Within the realm of physical movements in yoga, repetitive movements do have a role to play.  They are considered important when the person is weak or injured and does not have the energy or ability to adopt and hold specific postures.  But under normal circumstances, these kinds of movements or massages would not fall within the ambit of asanas (or postures).  Certainly I do not know of any classical asana which recommends that one massage one's fingers (or any other part).

Patanjali, in his yoga sutras, fleetingly refers to asanas as "Sthira sukham asanam" (sutra 2.46).  That which provides happiness and stability is an asana (or posture).  Happiness and stability for yogis implies achieving a level of equilibrium such that one is completely at ease and is unmoving in a particular position.  This requires a concerted act between the body, mind and breath.  When one is perfectly at ease in a posture one can relax, attempt to breathe slowly, deeply and uniformly, focus inward and allow the mind to passively observe oneself.  When I approach this state, I feel calm, still and alert - and it's extremely enjoyable holding oneself steady in an asana.

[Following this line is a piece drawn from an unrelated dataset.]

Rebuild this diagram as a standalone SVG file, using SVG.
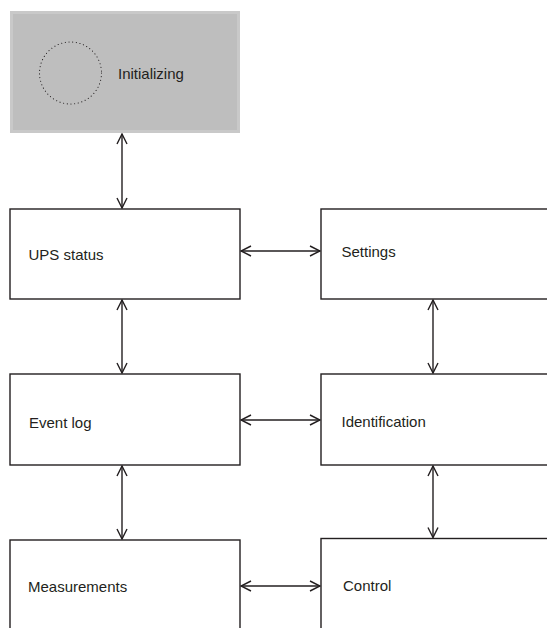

This feeling comes to many who practice yoga, at certain points or moments.  The hard part is to sustain these moments.  These moments of stability, stillness and peace are harder to come by in a led class, especially physically demanding classes.  People invariably tend to look outwards - at other students or at the teacher (or at the clock!).  Mastering physical movements brings an exhilaration of its own (because the mind is compelled to stop thinking and also because one achieves something concrete), but I would not always term this activity a practice of  'asana'.  There is a fine line.

Ultimately technical details are not the most important: what is important is whether the practice makes you feel healthier and more balanced.  However, when everything under the sun is labelled 'yoga' with no lucid explanations as to why it might work, my mind does object!